Après avoir mis fin au « Privacy Shield » en 2020 et interdit aux entreprises américaines de transférer les données des Européens vers des serveurs américains, l’Union européenne et les États-Unis sont enfin tombés d’accord sur un nouveau partenariat. Une victoire pour Joe Biden, qui mettait une grande pression sur l’Europe depuis son élection.

Après plusieurs mois de discussion entre Bruxelles et Washington, les régulateurs sont enfin tombés d’accord sur un nouveau « Privacy Shield ». Concrètement, la décision d’adéquation du 10 juillet autorise les entreprises américaines qui ont adhéré au « cadre de protection des données » à transférer librement les données de leurs utilisateurs européens vers les États-Unis, puisque Bruxelles est arrivé à la conclusion que les États-Unis offraient désormais un niveau de confidentialité similaire à celui de l’Europe.

Pourquoi l’Europe change d’avis

En 2020, la justice européenne avait invalidé le Privacy Shield en raison de l’absence d’encadrement sur les programmes de surveillance américains. Quatre ans plus tard, le communiqué de Bruxelles met en avant le décret « Enhancing Safeguards for United States Signals Intelligence Activities » signé par Joe Biden le 7 octobre, qui encadrerait suffisamment l’accès aux données par les agences de renseignement américaines pour qu’elles puissent être compatibles avec le RGPD.
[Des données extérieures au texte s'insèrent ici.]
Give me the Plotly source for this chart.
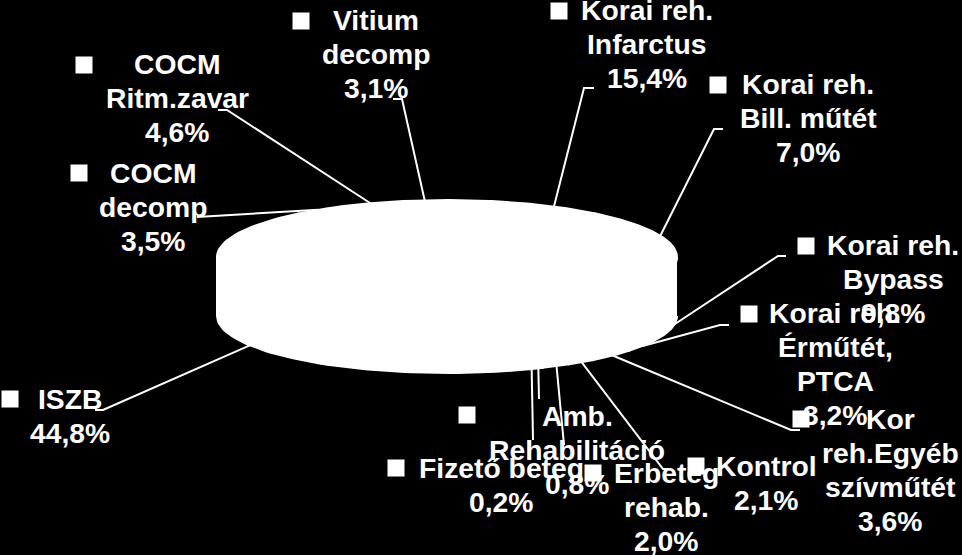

Privacy Shield // Source : DR
Privacy Shield // Source : DR

Pourquoi l’Union européenne, que l’on sait très à cran sur la question des données personnelles, a-t-elle validé ce nouvel accord avec les États-Unis ? La raison n’est pas qu’économique, mais aussi politique. Depuis son élection, Joe Biden met régulièrement la pression sur ses partenaires européens pour permettre aux mastodontes américains, comme Amazon, Google ou Meta, d’échanger librement les données des Européens. La pré-annonce de ce « Data Privacy Framework » avait eu lieu en mars 2023, le jour où l’Europe et les États-Unis avaient passé un accord sur le gaz naturel, pour réduire la dépendance européenne à la Russie. Tout laisse penser que Joe Biden se sert de cet accord pour négocier avec l’Europe, qui a donc avancé sous la contrainte.

Le Data Privacy Framework fait déjà polémique

L’accord d’aujourd’hui sera-t-il celui de demain ? Dans le passé déjà, l’Union européenne s’était déjà félicitée d’avoir trouvé des accords avec les États-Unis… avant que la Cour de justice européenne ne les invalide. Au vu de la très grande proximité entre le Data Privacy Framework et le Privacy Shield de 2016-2020, certaines associations ont déjà saisi la justice pour faire tomber l’accord. Le Data Privacy Framework pourrait offrir quelques mois de tranquillité aux géants américains, mais ne garantit pas une tranquillité éternelle aux géants de la tech.

Le communiqué envoyé par la Maison-Blanche sur l'accord entre l'UE et les US. // Source : White House
Le communiqué envoyé par la Maison-Blanche sur l’accord entre l’UE et les US. // Source : White House

Ce que change l’accord pour Meta, Google et Amazon

En mai 2023, Meta avait été condamné à payer une amende record de 1,2 milliard d’euros pour transfert illégal de données européennes vers les États-Unis.

La maison-mère de Facebook, qui avait jusqu’au 22 octobre pour trouver une solution, est une des grandes gagnantes de ce nouvel accord. En plus de maximiser ses chances de faire annuler l’amende (ou du moins de la réduire), Meta n’aura probablement rien à faire pour pouvoir continuer son ciblage publicitaire en Europe, puisque les données des Européens peuvent être envoyées sur ses serveurs dans le cadre du Data Privacy Framework.

Meta // Source : Numerama
Meta est un des grands gagnants du Data Privacy Framework, alors que sa présence en Europe était menacée par l’absence de cadre légal. // Source : Numerama

Tous les autres géants américains sortent gagnants de cet accord, alors que le RGPD et le DSA européens ont tendance à compliquer leurs existences. Le Data Privacy Framework leur permet désormais de ne plus avoir à se soucier des données qu’ils transfèrent, au risque de mettre à mal la stratégie de cloud souverain souhaité par le gouvernement français.